MIRPUR, Bangladesh: A lack of strategy in batting against spin has contributed to slow-bowling success at the World Twenty20, former Pakistan off-spinner Saqlain Mushtaq said Monday.
"The tactics are changing and the batsmen don't seem to have the kind of strategy they used to have to face spin bowling," said Saqlain, a spin consultant for the West Indies team. "I feel the mentality of spinners has changed and they are also getting help from pitches here."
Saqlain is seen as an important member of the team management for defending champion West Indies, which has done well in the conditions to emerge as one of the top contenders.
The West Indies faces Pakistan in the last Group 2 game on Tuesday to decide the second qualifier behind unbeaten India.
Saqlain is credited with inventing the "doosra," or the off-spinner's concealed away-going delivery. He said the shortest format of the game was now settling well with both fast and slow bowlers finding success.
"I feel the format is now more balanced. There are fast bowlers like Bhuvneshwar Kumar of India, Umar Gul of Pakistan and Krishmar Santokie of the West Indies who are doing well here. Spinners are, of course, getting wickets and it's up to the batting coaches to think, try to bring in something to counter spinners," Saqlain added.
Saqlain praised the Indian pair of legspinner Amit Mishra and off-spinner Ravichandran Ashwin, who have bagged two man of the match awards each to help the 2007 champions complete four straight wins.
"They're bowling with great control. If you see, nine of the top 10 bowlers in T20 rankings are spinners and we've the top two spinners in our team," he said in reference to off-spinner Sunil Narine and legspinner Samuel Badree.
The 37-year-old Saqlain, who bagged 208 wickets in 49 tests and 288 in 169 ODIs, fancied defending champion West Indies' chances against Pakistan.
"We've some good spinners, but I'd still expect the whole team to back them and it's not just the spinners who'll always win you matches," said Saqlain, who was the fastest in the world to take 100 ODI wickets but never played Twenty20 internationals.
Saqlain said he was also helping the West Indian batsmen devise ways of facing up to the Pakistan spin attack led by Saeed Ajmal.
"Ajmal has been playing for a long time.
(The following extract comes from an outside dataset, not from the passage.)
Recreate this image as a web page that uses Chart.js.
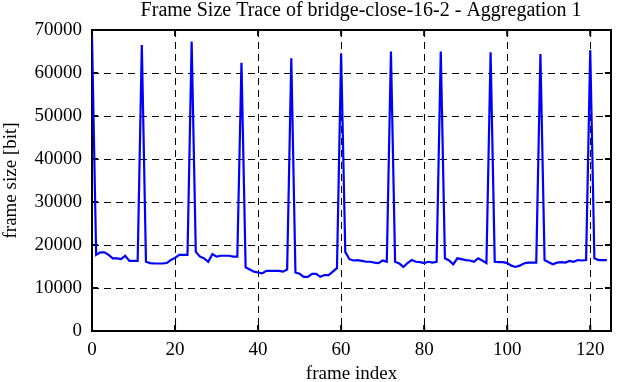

Technology gives all the information nowadays but when the batsmen come to me asking about Ajmal, about the kind of deliveries he bowls, I obviously give my tips since I have seen him over the years in Pakistan," Saqlain said.
West Indies captain Darren Sammy conceded that his team needed to face up to Pakistan's spinners better.
"We've to rotate the strike," Sammy said. "In our game against India, which was spin-oriented, 60 percent of the balls we played were dot balls. It's a difficult game against Paksitan but it's a step we're ready to take."